Aside: read latency varies a lot by provider too. Simon Eskildsen shared a benchmark of GET with If-None-Match across object stores. The operation is useful for cache validation: if a query node has a cached view of the WAL, a 304 Not Modified means it can keep using that cache without downloading the object again.

The interesting part is how differently the stores performed on the same conditional read. This is a different use case than locks, but same as with my lock service: once object storage is on a hot path, provider behavior is part of the system design.

My reflections

This was a fascinating experience; I will certainly build things with conditional writes again.

One of my biggest takeaways is that there are a lot of nuances beyond the API spec, and those nuances matter when you build critical distributed primitives on top. You have to run the system for a while. Not just a unit test, not just a tight benchmark loop, but something long-lived enough to see retries, throttling, lost responses, slow requests, provider maintenance, and the occasional missing nine. That is when the actual contract starts to show up (or breaks!).

That does not replace careful design.
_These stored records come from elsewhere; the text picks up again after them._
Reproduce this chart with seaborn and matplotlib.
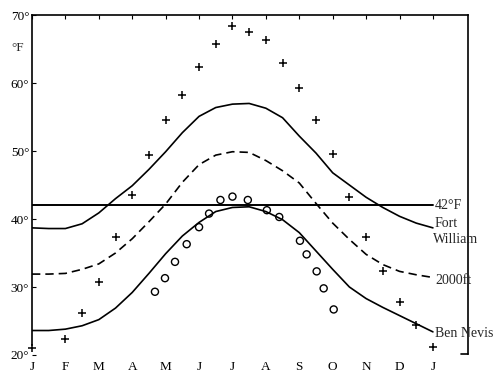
import matplotlib
matplotlib.use("Agg")
import matplotlib.pyplot as plt
import seaborn as sns
import pandas as pd

# ---- data ----
month_labels = ["J", "F", "M", "A", "M", "J", "J", "A", "S", "O", "N", "D", "J"]
month_ticks = [0, 1, 2, 3, 4, 5, 6, 7, 8, 9, 10, 11, 12]

curve_months = [0, 0.5, 1, 1.5, 2, 2.5, 3, 3.5, 4, 4.5, 5, 5.5, 6,
                6.5, 7, 7.5, 8, 8.5, 9, 9.5, 10, 10.5, 11, 11.5, 12]
fort_william = [38.7, 38.6, 38.6, 39.3, 40.9, 43.0, 44.9, 47.3, 49.9, 52.7, 55.1, 56.4, 56.9,
                57.0, 56.3, 54.9, 52.2, 49.7, 46.8, 45.0, 43.2, 41.7, 40.4, 39.4, 38.7]
level_2000ft = [31.9, 31.9, 32.0, 32.6, 33.4, 35.0, 37.1, 39.6, 42.2, 45.4, 48.0, 49.4, 49.9,
                49.8, 48.6, 47.1, 45.3, 42.3, 39.4, 37.0, 34.8, 33.3, 32.3, 31.8, 31.4]
ben_nevis = [23.6, 23.6, 23.8, 24.3, 25.2, 26.9, 29.2, 32.0, 34.9, 37.5, 39.5, 41.1, 41.7,
             41.8, 41.1, 39.9, 38.0, 35.3, 32.6, 30.0, 28.3, 27.0, 25.8, 24.6, 23.4]

plus_months = [0, 1, 1.5, 2, 2.5, 3, 3.5, 4, 4.5, 5, 5.5, 6, 6.5,
               7, 7.5, 8, 8.5, 9, 9.5, 10, 10.5, 11, 11.5, 12]
plus_temps = [21.1, 22.3, 26.2, 30.8, 37.4, 43.5, 49.4, 54.5, 58.3, 62.4, 65.8, 68.4, 67.5,
              66.3, 62.9, 59.3, 54.5, 49.6, 43.3, 37.4, 32.4, 27.8, 24.4, 21.2]

circle_months = [3.68, 3.98, 4.28, 4.63, 5.0, 5.3, 5.64, 6.0, 6.46, 7.03, 7.4,
                 8.02, 8.22, 8.52, 8.73, 9.03]
circle_temps = [29.3, 31.3, 33.7, 36.3, 38.8, 40.8, 42.8, 43.3, 42.8, 41.3, 40.3,
                36.8, 34.8, 32.3, 29.8, 26.7]

threshold_months = [0, 12]
threshold_temps = [42, 42]

y_ticks = [20, 30, 40, 50, 60, 70]
y_tick_labels = ["20°", "30°", "40°", "50°", "60°", "70°"]

curves = pd.DataFrame({"month": curve_months, "fw": fort_william,
                       "ft2000": level_2000ft, "bn": ben_nevis})

# ---- style ----
sns.set_style("white")
plt.rcParams["font.family"] = ["Liberation Serif", "DejaVu Serif"]

fig = plt.figure(figsize=(5.0, 3.77), dpi=100)
ax = fig.add_axes([0.064, 0.0584, 0.872, 0.9016])

lw = 1.2
sns.lineplot(data=curves, x="month", y="fw", ax=ax, color="black", linewidth=lw)
sns.lineplot(data=curves, x="month", y="ft2000", ax=ax, color="black", linewidth=lw,
             linestyle=(0, (5, 3)))
sns.lineplot(data=curves, x="month", y="bn", ax=ax, color="black", linewidth=lw)
sns.lineplot(x=threshold_months, y=threshold_temps, ax=ax, color="black", linewidth=1.4)

sns.scatterplot(x=plus_months, y=plus_temps, ax=ax, marker="+", s=40,
                color="black", linewidth=1.1, clip_on=False, zorder=5)
sns.scatterplot(x=circle_months, y=circle_temps, ax=ax, marker="o", s=26,
                facecolor="none", edgecolor="black", linewidth=1.0, zorder=5)

ax.set_xlim(0, 13.05)
ax.set_ylim(20, 70)
ax.set_xlabel("")
ax.set_ylabel("")

ax.set_xticks(month_ticks, month_labels)
ax.set_yticks(y_ticks, y_tick_labels)
ax.tick_params(axis="x", bottom=False, top=True, labelbottom=True, direction="in",
               length=3, width=0.8, pad=4.5, labelsize=9.5, colors="black")
ax.tick_params(axis="y", left=True, right=False, direction="in",
               length=3, width=0.8, pad=2, labelsize=9.5, colors="black")

for side in ["left", "right", "top"]:
    ax.spines[side].set_color("black")
    ax.spines[side].set_linewidth(1.2)
ax.spines["bottom"].set_visible(False)
ax.spines["left"].set_bounds(21.5, 70)
ax.spines["right"].set_bounds(20.1, 70)
ax.plot([12.85, 13.05], [20.1, 20.1], color="black", linewidth=1.2, clip_on=False)

ax.text(-0.42, 65.2, "°F", ha="center", va="center", fontsize=9.5)

ax.text(12.06, 42, "42°F", ha="left", va="center", fontsize=10)
ax.text(12.06, 39.4, "Fort", ha="left", va="center", fontsize=10)
ax.text(12.0, 37.0, "William", ha="left", va="center", fontsize=10)
ax.text(12.06, 31.0, "2000ft", ha="left", va="center", fontsize=10)
ax.text(12.06, 23.1, "Ben Nevis", ha="left", va="center", fontsize=10)

ax.grid(False)
fig.savefig("out.png", dpi=100, facecolor="white")
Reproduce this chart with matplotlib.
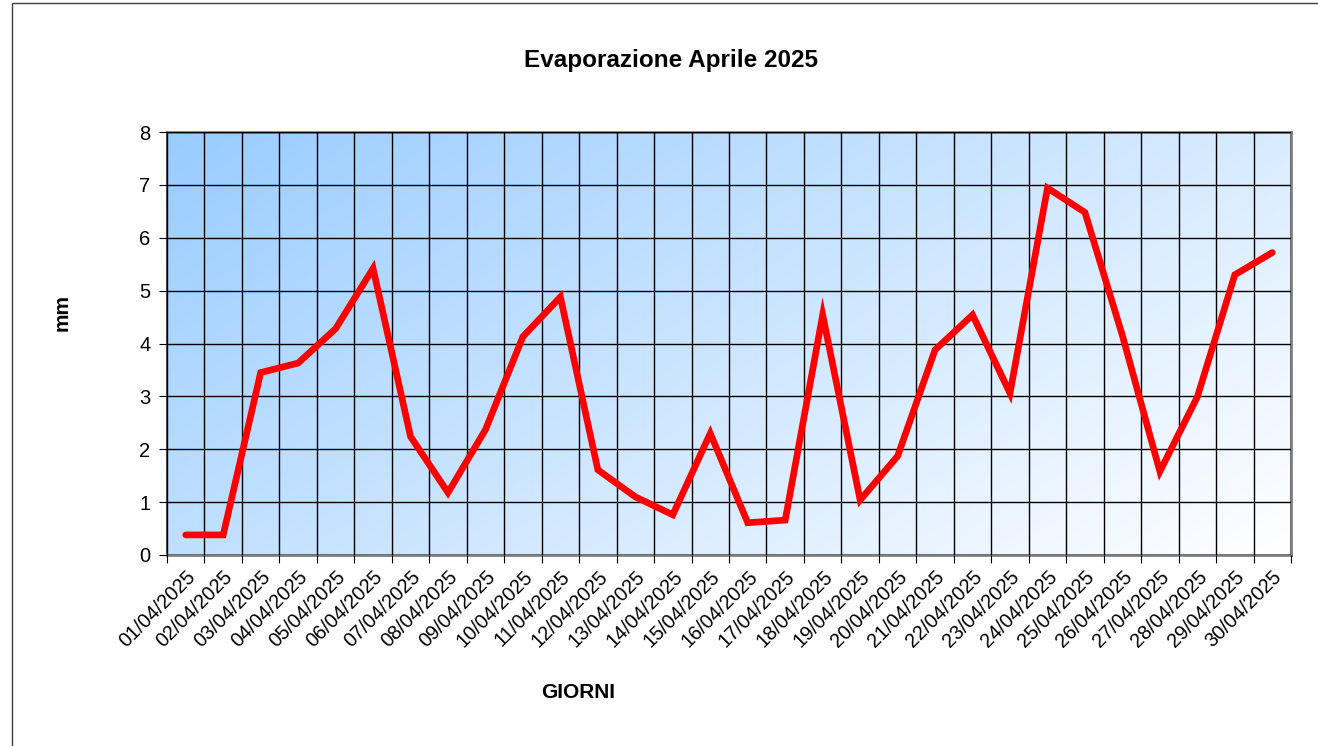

TLA+ is something I wish I had spent more time on. Retries belong at the protocol layer, not hidden inside a generic SDK client. Key layout still matters. A single hot object is easy to reason about, but it is also a bottleneck and may run straight into provider limits.

Yet the happy path for conditional writes is beautiful: read a version, write if the version still matches, and let the object store serialize the race.

I am excited to see what people build with conditional requests on object storage over the next few years. Locks, queues, WALs, cache validation, and state files are probably just the obvious first wave. As more systems are designed around object storage as the durable substrate, these small request preconditions will likely become a bigger piece of the conversation around S3 and object storage.